SOME of the powerhouses of Wigan sport have thrown their weight behind a campaign to erect a statue of Billy Boston.
They believe that the gesture, exclusively revealed in the Wigan Observer this week, would be a “fitting symbol” to a man who has given so much to the town over the last six decades.
He served Wigan rugby league with distinction between 1953 and 1968 and there hasn’t been a player since who hasn’t known of his legacy.
That still rings true today with current Warriors captain Sean O’Loughlin revealing that the whole squad is in awe of what Billy did for the club.
O’Loughlin said: “We all know what he achieved for Wigan and how ahead of his time he was as a player.
“He epitomises the whole history of the club. He’s iconic to everyone, from people’s grandfathers who watched him play right down to young kids.
“I think my lad would know who Billy Boston is just from hearing people talk about him. In the rugby world, he bridges the generation gap.
“None of the current squad will have seen him play but as a bloke we’ve all seen him around the club, he comes to most games.
“He’s a genuinely nice fella, he does a lot for the club coming to games and as an ambassador at events, he always has time to speak to people.
“I’ve seen lots of footage of him scoring tries and just stepping over people, he was fantastic.
“For a statue to go up in town, I don’t think anyone could say anything against it being Billy Boston.”
O’Loughlin’s sentiments are echoed throughout the club.
Warriors’ head coach Shaun Wane described Billy as someone who has “put Wigan on the map” and despite his Welsh heritage as being very much a Wiganer.
“Everyone seems to know Billy, wherever we go he gets the loudest cheer,” said the Wigan boss.
“I’m very proud he’s played for Wigan and I’m very proud to coach the club he played for.
“He is a great ambassador for the club, he’s a proper Wiganer now and proud of it.
“I know how much he and his wife Joan love the town and the club and how much it means to them.
“When we’ve had victories in the past he’s always been genuinely pleased for us which is fantastic.
“It’s only right he has a statue, he is the most famous person to play for Wigan and it’s a superb tribute to Billy, it’ll be a real lasting memory in the town and he justifies it.”
Behind-the-scenes work has already been under way on the statue for several months to create a bronze figure of Billy which will be installed on a plinth in Wigan town centre next year.
But the team behind the £100,000 project is now ready to go public - with a call on adoring Wigan fans to help pay for it.
Steve Winterburn, whose worldwide projects have taken him to places such as India, Peru, Kenya, Tanzania, Rwanda, Australia and Ethiopia, is the man tasked with creating the statue.
Steve is also working on another statue featuring Billy, which is due to be installed outside Wembley Stadium, and will also include four other legends – Eric Ashton, Gus Risman, Alex Murphy and Martin Offiah.
Not many at the DW Stadium can fully remember Billy’s playing days but the Warriors owner and chairman Ian Lenegan is someone who grew up during them.

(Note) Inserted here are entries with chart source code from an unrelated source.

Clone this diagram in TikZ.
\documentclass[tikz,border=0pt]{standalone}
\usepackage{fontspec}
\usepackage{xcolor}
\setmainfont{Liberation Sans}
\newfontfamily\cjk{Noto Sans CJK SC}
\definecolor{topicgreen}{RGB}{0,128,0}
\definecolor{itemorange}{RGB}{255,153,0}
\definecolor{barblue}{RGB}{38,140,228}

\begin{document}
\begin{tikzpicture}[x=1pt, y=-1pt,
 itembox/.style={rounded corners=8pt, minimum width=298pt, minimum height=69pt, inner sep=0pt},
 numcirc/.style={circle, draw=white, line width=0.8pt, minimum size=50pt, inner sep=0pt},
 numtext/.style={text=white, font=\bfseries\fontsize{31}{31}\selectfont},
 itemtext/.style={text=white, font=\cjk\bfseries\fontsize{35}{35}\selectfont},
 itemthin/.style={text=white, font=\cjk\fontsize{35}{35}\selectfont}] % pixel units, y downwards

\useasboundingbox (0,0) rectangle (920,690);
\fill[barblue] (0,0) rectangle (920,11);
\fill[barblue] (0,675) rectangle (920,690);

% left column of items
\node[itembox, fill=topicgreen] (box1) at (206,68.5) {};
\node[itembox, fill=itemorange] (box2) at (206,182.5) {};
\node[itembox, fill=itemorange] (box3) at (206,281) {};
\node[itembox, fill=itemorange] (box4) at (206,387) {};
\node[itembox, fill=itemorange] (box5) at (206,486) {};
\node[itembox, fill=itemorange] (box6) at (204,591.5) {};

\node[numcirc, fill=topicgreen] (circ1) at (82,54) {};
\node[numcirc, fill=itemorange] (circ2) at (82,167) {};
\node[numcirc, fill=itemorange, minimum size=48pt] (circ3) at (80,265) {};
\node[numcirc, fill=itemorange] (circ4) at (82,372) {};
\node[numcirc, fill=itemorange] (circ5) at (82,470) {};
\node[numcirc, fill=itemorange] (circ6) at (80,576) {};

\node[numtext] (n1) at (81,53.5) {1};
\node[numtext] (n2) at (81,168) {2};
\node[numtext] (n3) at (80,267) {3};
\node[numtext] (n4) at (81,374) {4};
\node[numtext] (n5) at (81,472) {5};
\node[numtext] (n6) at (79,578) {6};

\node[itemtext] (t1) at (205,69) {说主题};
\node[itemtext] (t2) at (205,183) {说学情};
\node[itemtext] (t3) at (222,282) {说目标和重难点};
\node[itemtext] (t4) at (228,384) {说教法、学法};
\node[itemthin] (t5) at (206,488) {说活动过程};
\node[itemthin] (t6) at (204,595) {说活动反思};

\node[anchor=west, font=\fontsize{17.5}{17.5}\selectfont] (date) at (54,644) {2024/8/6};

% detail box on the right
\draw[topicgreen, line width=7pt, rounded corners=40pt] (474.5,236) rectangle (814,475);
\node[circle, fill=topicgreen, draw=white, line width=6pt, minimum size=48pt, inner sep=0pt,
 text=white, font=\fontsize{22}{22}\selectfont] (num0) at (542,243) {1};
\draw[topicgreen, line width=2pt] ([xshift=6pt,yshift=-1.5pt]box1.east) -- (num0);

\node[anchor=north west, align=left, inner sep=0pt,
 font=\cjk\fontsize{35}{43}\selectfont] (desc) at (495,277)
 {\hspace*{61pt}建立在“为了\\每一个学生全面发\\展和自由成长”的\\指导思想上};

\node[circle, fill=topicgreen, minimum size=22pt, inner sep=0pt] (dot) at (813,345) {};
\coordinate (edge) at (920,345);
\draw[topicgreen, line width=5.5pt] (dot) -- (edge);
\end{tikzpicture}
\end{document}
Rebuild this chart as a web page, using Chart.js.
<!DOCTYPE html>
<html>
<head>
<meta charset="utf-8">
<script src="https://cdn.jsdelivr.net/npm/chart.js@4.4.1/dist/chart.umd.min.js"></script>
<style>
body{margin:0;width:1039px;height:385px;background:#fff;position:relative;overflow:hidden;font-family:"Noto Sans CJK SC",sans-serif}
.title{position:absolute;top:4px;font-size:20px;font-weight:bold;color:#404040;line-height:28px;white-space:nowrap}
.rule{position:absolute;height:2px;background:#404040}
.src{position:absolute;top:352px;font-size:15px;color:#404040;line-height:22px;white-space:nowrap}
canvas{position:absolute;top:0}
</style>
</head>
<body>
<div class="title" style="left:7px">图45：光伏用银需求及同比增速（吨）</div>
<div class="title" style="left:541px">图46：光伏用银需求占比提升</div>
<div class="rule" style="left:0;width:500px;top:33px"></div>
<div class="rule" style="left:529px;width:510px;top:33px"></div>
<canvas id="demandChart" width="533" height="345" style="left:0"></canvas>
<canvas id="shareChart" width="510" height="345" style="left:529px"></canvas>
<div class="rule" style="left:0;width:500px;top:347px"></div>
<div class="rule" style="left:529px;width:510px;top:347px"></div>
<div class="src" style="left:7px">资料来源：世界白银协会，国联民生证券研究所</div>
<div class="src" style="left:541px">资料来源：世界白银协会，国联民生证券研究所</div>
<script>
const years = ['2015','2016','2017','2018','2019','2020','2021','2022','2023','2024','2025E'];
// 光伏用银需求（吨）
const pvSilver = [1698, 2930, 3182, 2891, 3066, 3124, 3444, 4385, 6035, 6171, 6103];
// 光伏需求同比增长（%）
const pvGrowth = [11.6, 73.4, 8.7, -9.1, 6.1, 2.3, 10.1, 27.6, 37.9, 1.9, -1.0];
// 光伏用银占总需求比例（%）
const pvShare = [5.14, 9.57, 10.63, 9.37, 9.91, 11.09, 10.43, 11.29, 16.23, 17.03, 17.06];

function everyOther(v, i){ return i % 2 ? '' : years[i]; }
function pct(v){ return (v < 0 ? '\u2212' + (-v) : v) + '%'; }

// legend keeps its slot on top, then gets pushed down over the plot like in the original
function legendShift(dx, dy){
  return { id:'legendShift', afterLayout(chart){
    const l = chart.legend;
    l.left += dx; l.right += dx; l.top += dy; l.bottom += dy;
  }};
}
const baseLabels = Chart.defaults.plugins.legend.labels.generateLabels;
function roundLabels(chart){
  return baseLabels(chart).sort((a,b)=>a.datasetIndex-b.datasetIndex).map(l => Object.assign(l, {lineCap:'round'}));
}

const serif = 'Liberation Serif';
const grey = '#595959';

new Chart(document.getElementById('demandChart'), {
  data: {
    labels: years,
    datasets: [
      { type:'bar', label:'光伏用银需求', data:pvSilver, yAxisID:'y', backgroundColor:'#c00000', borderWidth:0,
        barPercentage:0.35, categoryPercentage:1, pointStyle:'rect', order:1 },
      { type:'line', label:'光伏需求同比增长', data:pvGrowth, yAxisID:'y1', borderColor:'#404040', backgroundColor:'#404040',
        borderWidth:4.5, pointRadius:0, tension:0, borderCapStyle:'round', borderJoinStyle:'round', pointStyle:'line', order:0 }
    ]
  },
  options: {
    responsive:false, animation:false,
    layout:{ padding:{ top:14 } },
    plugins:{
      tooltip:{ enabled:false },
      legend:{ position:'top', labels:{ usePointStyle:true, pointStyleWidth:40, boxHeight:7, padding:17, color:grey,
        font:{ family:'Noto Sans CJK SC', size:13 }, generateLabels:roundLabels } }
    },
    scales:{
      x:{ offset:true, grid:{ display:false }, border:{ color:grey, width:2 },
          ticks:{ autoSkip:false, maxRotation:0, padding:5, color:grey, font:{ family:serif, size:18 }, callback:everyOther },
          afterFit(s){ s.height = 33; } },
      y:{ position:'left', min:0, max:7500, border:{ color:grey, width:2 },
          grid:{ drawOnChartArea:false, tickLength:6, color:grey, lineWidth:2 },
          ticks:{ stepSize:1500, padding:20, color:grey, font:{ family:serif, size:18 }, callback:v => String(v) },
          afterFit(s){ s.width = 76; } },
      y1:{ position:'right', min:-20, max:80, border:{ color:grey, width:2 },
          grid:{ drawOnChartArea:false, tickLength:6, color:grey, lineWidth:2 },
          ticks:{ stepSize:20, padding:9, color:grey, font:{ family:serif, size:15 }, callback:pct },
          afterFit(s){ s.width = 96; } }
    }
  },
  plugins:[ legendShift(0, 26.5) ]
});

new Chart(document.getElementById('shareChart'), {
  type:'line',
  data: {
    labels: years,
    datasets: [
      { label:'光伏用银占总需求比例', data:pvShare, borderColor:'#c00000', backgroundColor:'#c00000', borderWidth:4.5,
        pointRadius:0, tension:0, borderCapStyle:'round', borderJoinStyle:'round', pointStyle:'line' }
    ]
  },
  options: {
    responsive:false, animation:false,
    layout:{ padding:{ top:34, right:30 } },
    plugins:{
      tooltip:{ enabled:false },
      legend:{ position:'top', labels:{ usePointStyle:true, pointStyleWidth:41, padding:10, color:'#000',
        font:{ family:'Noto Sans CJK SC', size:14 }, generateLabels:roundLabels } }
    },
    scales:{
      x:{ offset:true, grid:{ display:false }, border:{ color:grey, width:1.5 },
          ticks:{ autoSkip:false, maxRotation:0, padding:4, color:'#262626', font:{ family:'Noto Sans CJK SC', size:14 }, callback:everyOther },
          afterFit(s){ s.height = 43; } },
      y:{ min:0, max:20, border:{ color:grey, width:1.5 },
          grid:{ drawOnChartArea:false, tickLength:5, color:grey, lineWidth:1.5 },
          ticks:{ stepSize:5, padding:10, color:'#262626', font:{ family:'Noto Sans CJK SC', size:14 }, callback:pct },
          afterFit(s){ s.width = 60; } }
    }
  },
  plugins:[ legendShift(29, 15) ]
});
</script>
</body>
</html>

“He was my favourite player ever that has played for Wigan,” he said.
“It is exactly right that we should have a statue to celebrate his life.
“The nice thing is that is Billy is still around and that young wingers such as Josh Charnley can see him and the contribution he makes to Wigan rugby league club as well as being aware of his heritage.

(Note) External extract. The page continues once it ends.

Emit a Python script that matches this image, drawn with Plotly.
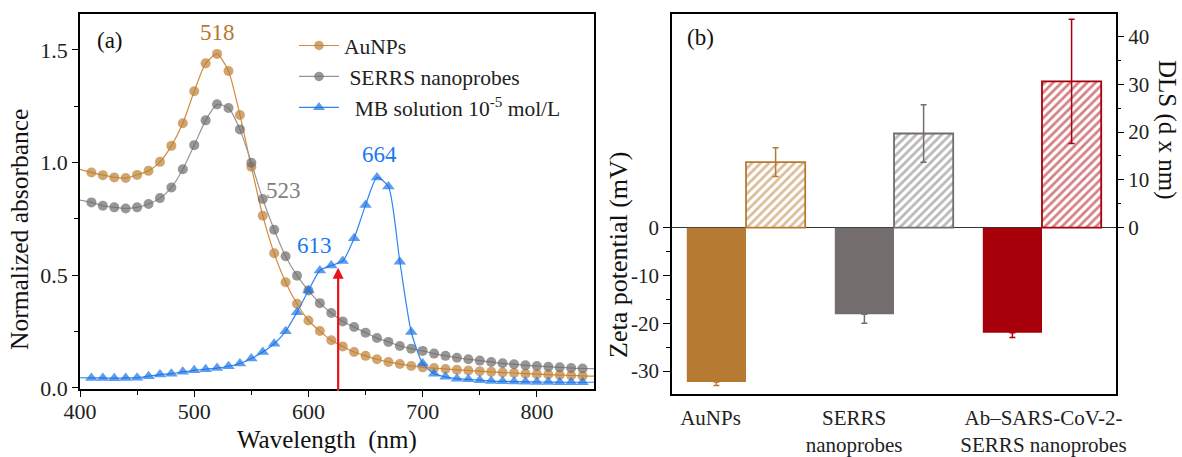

“When I was a 10-year-old back in the 50s, I was watching Billy when he was absolutely in his prime and he is the first and best rugby league player I ever think of. He’s very special indeed as far as Wigan is concerned.”
Billy’s legacy is so strong that it doesn’t just stretch across rugby league, but the whole of the town.

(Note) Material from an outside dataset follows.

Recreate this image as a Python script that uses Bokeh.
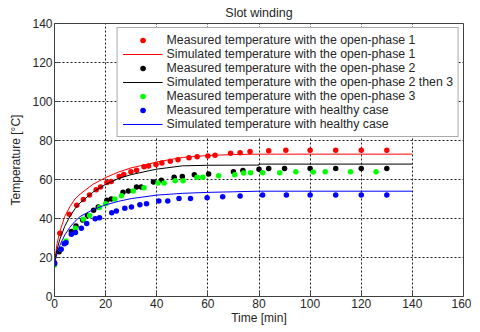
from bokeh.plotting import figure
from bokeh.models import Range1d, SingleIntervalTicker, Legend, LegendItem
from bokeh.embed import file_html
from bokeh.resources import INLINE

# ---- data ----
t_red = [0, 2.1, 5.8, 8.7, 11.3, 13.7, 16.3, 18, 20.5, 22.2, 25.3, 27.1, 29.9, 32.1, 35, 36.8,
         39.7, 42, 45.3, 48.3, 52.6, 55.8, 60, 62.8, 68.9, 72.6, 76.5, 83.8, 90.5, 100, 110, 120, 130]
T_red = [17.4, 32.4, 42.2, 46.8, 49.7, 52.0, 54.8, 56.1, 58.4, 59.0, 61.6, 62.6, 64.0, 64.8, 66.6, 66.9,
         67.7, 68.4, 69.3, 70.1, 71.2, 71.7, 72.0, 72.5, 73.4, 73.7, 74.3, 74.7, 75.0, 75.0, 75.0, 75.0, 75.0]

t_black = [0, 1.8, 6.6, 8.4, 11, 12.9, 15.3, 17.1, 20.5, 22.2, 26.8, 28.9, 32.1, 33.9, 38.7, 41.8,
           46.8, 50, 54.7, 60.3, 70, 73.7, 80, 83.8, 90, 100, 110, 120, 130]
T_black = [17.0, 22.9, 33.3, 36.2, 39.2, 41.6, 44.2, 45.9, 49.3, 50.0, 53.4, 54.1, 56.1, 56.1, 58.7, 59.6,
           61.1, 61.6, 62.5, 62.8, 64.0, 64.6, 65.2, 65.7, 65.7, 65.7, 65.7, 65.7, 65.7]

t_green = [0, 2.5, 4.5, 8.2, 11.3, 13.7, 17.6, 20, 23.6, 26.2, 30.8, 35, 40.5, 42.9, 47.2, 50.3,
           55.8, 58, 64.2, 70.5, 74, 76.7, 81.4, 88.1, 94.4, 101.2, 105.9, 115.8, 125.8]
T_green = [16.2, 24.2, 28.5, 35.0, 39.6, 41.6, 45.6, 47.6, 50.0, 51.7, 54.1, 55.8, 58.2, 58.2, 59.4, 59.4,
           61.1, 61.1, 61.9, 62.5, 63.3, 63.4, 63.4, 63.4, 64.0, 63.8, 64.0, 64.0, 64.0]

t_blue = [0, 2.6, 3.8, 4.5, 6.6, 8.2, 10.5, 12.6, 15.9, 17.6, 22.4, 24.2, 27.5, 30.1, 33.4, 36,
          40.8, 44.3, 48.7, 53.2, 59.7, 65.8, 72.6, 81.4, 90.7, 100, 110, 120, 130]
T_blue = [16.8, 24.2, 27.1, 27.6, 31.9, 32.8, 35.0, 37.4, 39.9, 40.4, 43.0, 43.9, 45.2, 45.9, 47.1, 47.6,
          49.0, 49.0, 50.2, 50.2, 50.7, 51.2, 51.5, 52.0, 52.0, 52.0, 52.0, 52.0, 52.0]

# simulated curves
ts_red = [0, 1, 2, 4, 6, 8, 10, 15, 20, 25, 30, 37, 40, 50, 60, 70, 80, 140]
Ts_red = [17.5, 27, 33, 41, 46, 50, 52.5, 57.5, 61, 63.8, 66, 68, 69, 71.3, 72.3, 72.8, 73, 73]

ts_black = [0, 1, 2, 4, 6, 8, 10, 15, 20, 25, 30, 37, 40, 50, 60, 80, 80, 140]
Ts_black = [17.5, 24, 29, 36, 41, 45, 48, 53.5, 57.5, 60.5, 62.5, 64.5, 65.3, 67, 67.3, 67.4, 67.9, 67.9]

ts_blue = [0, 1, 2, 4, 6, 8, 10, 15, 20, 25, 30, 40, 50, 60, 70, 80, 140]
Ts_blue = [17, 22, 26, 31.5, 35.5, 38.5, 41, 44.5, 47, 48.8, 50.2, 52, 52.9, 53.4, 53.7, 54, 54]

x_ticks_step = 20
y_ticks_step = 20

FONT = "Liberation Sans"
TXT = "#262626"
FS = "12px"

p = figure(frame_width=409, frame_height=273, output_backend="svg", toolbar_location=None,
           x_range=Range1d(0, 160), y_range=Range1d(0, 140),
           min_border_left=10, min_border_right=8, min_border_top=23, min_border_bottom=10,
           title="Slot winding", margin=(0, 0, 0, 6))
p.title.align = "center"
p.title.text_font = FONT
p.title.text_font_size = "12.5px"
p.title.text_font_style = "normal"
p.title.text_color = TXT
p.title.standoff = 7
p.title.offset = 0

p.outline_line_color = "#404040"
p.outline_line_width = 1
p.background_fill_color = "white"
p.border_fill_color = "white"

for ax in (p.xaxis[0], p.yaxis[0]):
    ax.axis_line_color = "#404040"
    ax.major_tick_line_color = "#404040"
    ax.major_tick_in = 4
    ax.major_tick_out = 0
    ax.minor_tick_line_color = None
    ax.major_label_text_font = FONT
    ax.major_label_text_font_size = FS
    ax.major_label_text_color = TXT
    ax.axis_label_text_font = FONT
    ax.axis_label_text_font_size = FS
    ax.axis_label_text_font_style = "normal"
    ax.axis_label_text_color = TXT

p.xaxis.major_label_standoff = -2
p.yaxis.major_label_standoff = -2
p.xaxis.ticker = SingleIntervalTicker(interval=x_ticks_step)
p.yaxis.ticker = SingleIntervalTicker(interval=y_ticks_step)
p.xaxis.axis_label = "Time [min]"
p.yaxis.axis_label = "Temperature [°C]"
p.xaxis.axis_label_standoff = 0
p.yaxis.axis_label_standoff = 6

for g in (p.xgrid[0], p.ygrid[0]):
    g.grid_line_color = "#202020"
    g.grid_line_dash = "2 2"
    g.grid_line_width = 1

S = 5.5
r1 = p.scatter(t_red, T_red, size=S, color="#ff0000", line_color=None)
l1 = p.line(ts_red, Ts_red, line_color="#ff0000", line_width=1)
r2 = p.scatter(t_black, T_black, size=S, color="#000000", line_color=None)
l2 = p.line(ts_black, Ts_black, line_color="#000000", line_width=1)
r3 = p.scatter(t_green, T_green, size=S, color="#00ff00", line_color=None)
r4 = p.scatter(t_blue, T_blue, size=S, color="#0000ff", line_color=None)
l4 = p.line(ts_blue, Ts_blue, line_color="#0000ff", line_width=1)

legend = Legend(items=[
    LegendItem(label="Measured temperature with the open-phase 1", renderers=[r1]),
    LegendItem(label="Simulated temperature with the open-phase 1", renderers=[l1]),
    LegendItem(label="Measured temperature with the open-phase 2", renderers=[r2]),
    LegendItem(label="Simulated temperature with the open-phase 2 then 3", renderers=[l2]),
    LegendItem(label="Measured temperature with the open-phase 3", renderers=[r3]),
    LegendItem(label="Measured temperature with healthy case", renderers=[r4]),
    LegendItem(label="Simulated temperature with healthy case", renderers=[l4]),
], location="top_right")
legend.label_text_font = FONT
legend.label_text_font_size = "12.3px"
legend.label_text_color = TXT
legend.label_height = 14
legend.glyph_height = 14
legend.glyph_width = 40
legend.label_standoff = 4
legend.padding = 5
legend.spacing = 0
legend.margin = 4
legend.border_line_color = "#555555"
legend.border_line_width = 1
legend.background_fill_color = "white"
legend.background_fill_alpha = 1
p.add_layout(legend, "center")

open("out.html", "w").write(file_html(p, INLINE))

As a person he is recognised everywhere he goes and is thought of just as highly today as he was in the 1950s and 60s.
Despite being a rugby man, Billy has also become a big Wigan Athletic supporter and is good friends with Dave Whelan.
The Latics chairman has been close with the 79-year-old for many years and marked Billy’s life himself by naming a stand after him at the DW Stadium.
“There’s only one Billy B,” said Mr Whelan affectionately.
“He truly deserves to have this statue, he was an outstanding star for Wigan and for rugby league generally.
“He is a great character, he’s always been very, very honest and when he came to Wigan he seemed to love it.
“Everyone regards him as a true Wiganer, he comes to as many football matches as we can – we always ask him to come to every match.
“I used to walk behind him when he went to Central Park, I lived in Poolstock and used to follow him up to the ground.
“I used to worship Billy B, he was exactly the same then as he is now. He’s never been anything else except a gentleman.”